At least 10 people died from drug overdoses in Columbus, Ohio, over the weekend amid a rash of recent mass overdose deaths.
The deaths, which occurred over 26 hours, were an unusually high number for the county over such a short time frame, according to a statement Sunday from Franklin County Coroner Dr. Anahi Ortiz. Ortiz warned that drugs such as cocaine and methamphetamine can be mixed with fentanyl, which results in a lethal combination.
"I urge friends and family of those who use to make sure you are armed with naloxone," Ortiz said in the statement. "Those who use should also test before using with fentanyl testing strips."
Naloxone, also known by brand name Narcan, is a medication that can counter an overdose caused by an opioid drug. Public health advocates have pushed for easy access to naloxone and training so that friends and family members of drug users could potentially save lives.

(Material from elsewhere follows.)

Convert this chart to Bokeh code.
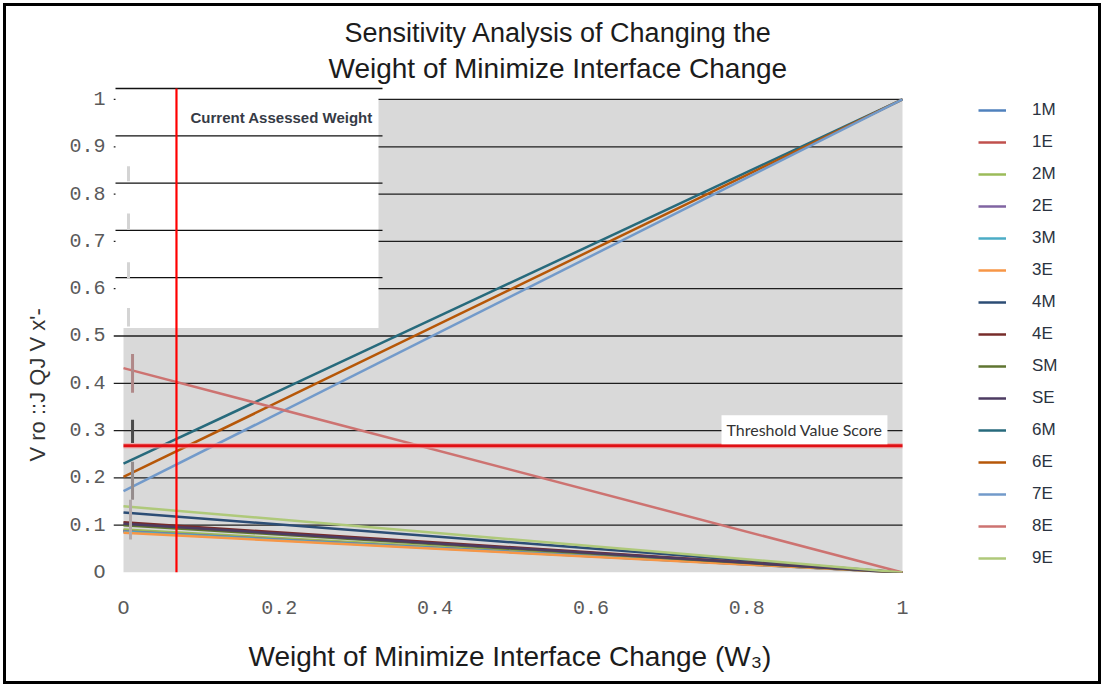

The deaths in Ohio mark a second weekend of mass overdose deaths in the country. Authorities in the New York City area said last week they were investigating five apparent overdose deaths that were possibly connected to the same batch of tainted cocaine.
And in Pittsburgh, three people died and four others were hospitalized at a weekend after-party on Sept. 22.
A man named Peter Rene Sanchez Montalvo was charged Monday in connection with the suspected mass overdose in Pennsylvania. Montalvo allegedly sold the victims a white powder laced with the deadly synthetic opioid fentanyl, according to federal prosecutors.
It's unclear whether the Ohio deaths are connected.
The Franklin County Coroner's Office was not immediately available for a request for comment from NBC News.